In December 2007, the Data Sharing Review Secretariat sought responses to a range of questions on the steps that might be taken to improve the workings of the Data Protection Act 1998 with a particular focus on data sharing. SCL’s Privacy and Data Protection Interest Group has worked on a meaningful response, with Andrew Sharpe and James Drever of Charles Russell LLP leading. The response was submitted on 14 February and the full response can be read here
The response supports the call from the ICO for increased enforcement powers and highlights the need for increased funding to make enforcement effective. In the absence of increased funding, the response suggests that consideration ought to be given to requiring certain data controllers to be required to submit themselves to an independent data protection audit, with a submission of the auditor’s report to the ICO. The response is critical of the ‘universal tax’ that is levied by way of the current notification regime:
‘The notification regime … does not serve any practical purpose, other than the mechanism by which the ICO collects approximately £10m per year in fees. As the £35 annual registration fee is almost a universal tax, it would be more efficient if the ICO’s data protection work were funded by a grant in aid. We suspect that any such grant in aid would be more than offset by the amount of administrative fines that would be paid into the Consolidated Fund, if the ICO were to give enforcement powers to levy fines similar to, for example, the OFT or FSA’.

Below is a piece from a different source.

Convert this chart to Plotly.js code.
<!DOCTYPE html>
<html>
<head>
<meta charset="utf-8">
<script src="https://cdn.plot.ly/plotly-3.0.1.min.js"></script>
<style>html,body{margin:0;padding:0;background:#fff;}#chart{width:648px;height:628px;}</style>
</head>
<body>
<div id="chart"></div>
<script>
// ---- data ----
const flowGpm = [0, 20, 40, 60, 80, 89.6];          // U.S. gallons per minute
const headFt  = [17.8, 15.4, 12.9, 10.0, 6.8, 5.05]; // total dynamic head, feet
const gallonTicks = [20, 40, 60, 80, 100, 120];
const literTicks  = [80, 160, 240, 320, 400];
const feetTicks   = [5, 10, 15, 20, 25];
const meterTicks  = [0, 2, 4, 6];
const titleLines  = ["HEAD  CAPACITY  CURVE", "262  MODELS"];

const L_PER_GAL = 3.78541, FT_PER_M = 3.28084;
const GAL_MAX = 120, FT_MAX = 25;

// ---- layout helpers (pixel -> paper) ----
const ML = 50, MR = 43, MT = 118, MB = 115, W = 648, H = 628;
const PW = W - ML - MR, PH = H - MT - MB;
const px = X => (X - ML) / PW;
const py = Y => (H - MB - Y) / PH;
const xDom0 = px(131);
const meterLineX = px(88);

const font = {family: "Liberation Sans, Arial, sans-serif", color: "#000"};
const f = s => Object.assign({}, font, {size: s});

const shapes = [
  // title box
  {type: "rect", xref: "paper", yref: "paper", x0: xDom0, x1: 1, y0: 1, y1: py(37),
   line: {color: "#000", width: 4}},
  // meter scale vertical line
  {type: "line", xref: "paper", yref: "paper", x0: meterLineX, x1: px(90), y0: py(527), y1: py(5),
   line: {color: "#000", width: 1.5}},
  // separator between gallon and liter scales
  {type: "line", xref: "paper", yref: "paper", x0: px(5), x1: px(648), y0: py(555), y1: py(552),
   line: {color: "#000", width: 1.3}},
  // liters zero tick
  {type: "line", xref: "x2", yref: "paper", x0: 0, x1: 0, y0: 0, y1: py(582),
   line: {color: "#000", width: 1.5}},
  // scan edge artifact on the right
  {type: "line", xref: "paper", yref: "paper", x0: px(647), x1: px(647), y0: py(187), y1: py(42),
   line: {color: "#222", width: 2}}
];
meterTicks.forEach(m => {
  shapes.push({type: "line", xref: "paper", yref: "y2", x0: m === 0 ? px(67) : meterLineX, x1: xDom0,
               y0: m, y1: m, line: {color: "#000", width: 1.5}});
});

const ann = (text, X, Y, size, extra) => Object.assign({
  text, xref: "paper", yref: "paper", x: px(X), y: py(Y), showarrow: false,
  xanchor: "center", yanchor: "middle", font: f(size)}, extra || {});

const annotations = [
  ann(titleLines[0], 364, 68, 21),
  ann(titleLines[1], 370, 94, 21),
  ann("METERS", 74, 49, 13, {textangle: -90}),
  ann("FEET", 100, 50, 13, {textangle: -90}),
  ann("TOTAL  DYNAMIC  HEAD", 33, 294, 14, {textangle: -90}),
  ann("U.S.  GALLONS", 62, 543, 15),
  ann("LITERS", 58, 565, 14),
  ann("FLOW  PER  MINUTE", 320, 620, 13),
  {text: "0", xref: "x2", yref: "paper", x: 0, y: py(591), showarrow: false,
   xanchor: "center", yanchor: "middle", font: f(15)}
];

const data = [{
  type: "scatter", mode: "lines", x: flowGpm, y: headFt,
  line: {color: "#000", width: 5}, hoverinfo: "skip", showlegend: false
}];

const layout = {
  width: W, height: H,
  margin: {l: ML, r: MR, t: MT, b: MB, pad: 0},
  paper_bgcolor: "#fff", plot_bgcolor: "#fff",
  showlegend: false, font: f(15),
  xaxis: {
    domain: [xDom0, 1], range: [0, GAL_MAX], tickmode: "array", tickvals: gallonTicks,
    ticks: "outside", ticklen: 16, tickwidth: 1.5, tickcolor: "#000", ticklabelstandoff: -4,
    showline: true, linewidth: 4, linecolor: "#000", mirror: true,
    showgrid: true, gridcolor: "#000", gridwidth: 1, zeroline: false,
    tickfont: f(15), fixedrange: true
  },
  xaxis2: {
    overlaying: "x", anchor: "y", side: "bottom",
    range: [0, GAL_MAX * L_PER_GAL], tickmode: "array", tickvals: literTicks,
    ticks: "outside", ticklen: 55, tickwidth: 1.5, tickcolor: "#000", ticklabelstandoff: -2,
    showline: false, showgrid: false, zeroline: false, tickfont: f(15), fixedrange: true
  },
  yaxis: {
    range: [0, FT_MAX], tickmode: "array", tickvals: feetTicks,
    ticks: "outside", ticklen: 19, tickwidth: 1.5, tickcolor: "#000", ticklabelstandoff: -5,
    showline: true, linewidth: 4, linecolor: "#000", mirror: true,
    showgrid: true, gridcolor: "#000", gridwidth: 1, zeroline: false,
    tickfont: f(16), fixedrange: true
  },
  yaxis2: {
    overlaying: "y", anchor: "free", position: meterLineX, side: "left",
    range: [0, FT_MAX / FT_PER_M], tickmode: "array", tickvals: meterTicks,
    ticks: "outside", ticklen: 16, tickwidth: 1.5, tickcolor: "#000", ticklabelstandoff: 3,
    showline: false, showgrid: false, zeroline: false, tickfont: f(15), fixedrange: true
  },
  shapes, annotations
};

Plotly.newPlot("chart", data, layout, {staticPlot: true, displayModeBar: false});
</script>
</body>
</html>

While seeing the current Data Protection Act and associated legislation as an improvement on its predecessors, the response suggests that there are still uncertainties surrounding the legislation. It states by way of example:
‘many data controllers appear uncomfortable with the fact that the [Seventh] Principle requires them to assess for themselves the question of appropriateness. Even after nearly ten years of the DPA, data controllers have not got used to the lack of prescriptive regulations on matters such as organisational and technical security measures, with a result that many, as has recently been shown by many high profile cases of accidental loss, do not have appropriate technical or organisational security measures in place.’
There is also, according to the response, a lack of ‘fear’ in many institutions, fear of the effects of non-compliance would ensure that the need for compliance was taken seriously at every level. In answer to the Secretariat’s question concerning impediments to effectiveness of the Data Protection Act, the response answers:
‘The main impediments are:
1. Ignorance and misunderstanding of the DPA and the work of the ICO. Data protection is an issue that seems to provoke indifference and indignation: long periods of indifference punctuated by spasms of indignation.
2. The belief that the “cure is worse than the illness”, and that government regulation of personal information is a burden to business and a fetter on the free movement of goods, capital – and information.
3. The occasional tendency for a response to regulation to have an unintended consequence, usually as a result of a misunderstanding of the DPA – well known examples including the failure by British Gas to notify Social Services of their cutting of pensioners’ gas supply and the inappropriate data retention policies adopted by Humberside Constabulary pre Soham and post the Bichard Report. The DPA tends to encourage a process-driven approach to data management, which creates its own abuses. Data retention is often poorly managed – this is a resource issue in many organisations.
4. The lack of prescriptive regulations or detailed guidance (although we note that more recently there has been more guidance forthcoming from the ICO) – as noted above, the purposive approach taken by the DPA appears to cause data controllers problems, as particularly under the English system data controllers appear to want more narrowly defined obligations.’
Lawful data sharing notices from public authorities come in for special criticism because of the lack of real choice for the public at large:
‘This is because the citizen has no effective choice in supplying or permitting many government departments or public authorities from processing their personal information. We consider that any data sharing regime should consider requiring unambiguous consent for sharing or processing that is beyond the direct and necessary purposes of the relevant data controller.’
SCL wishes to thank members of the Privacy and Data Protection Interest Group, and Andrew Sharpe and James Drever in particular, for their excellent work in compiling the response.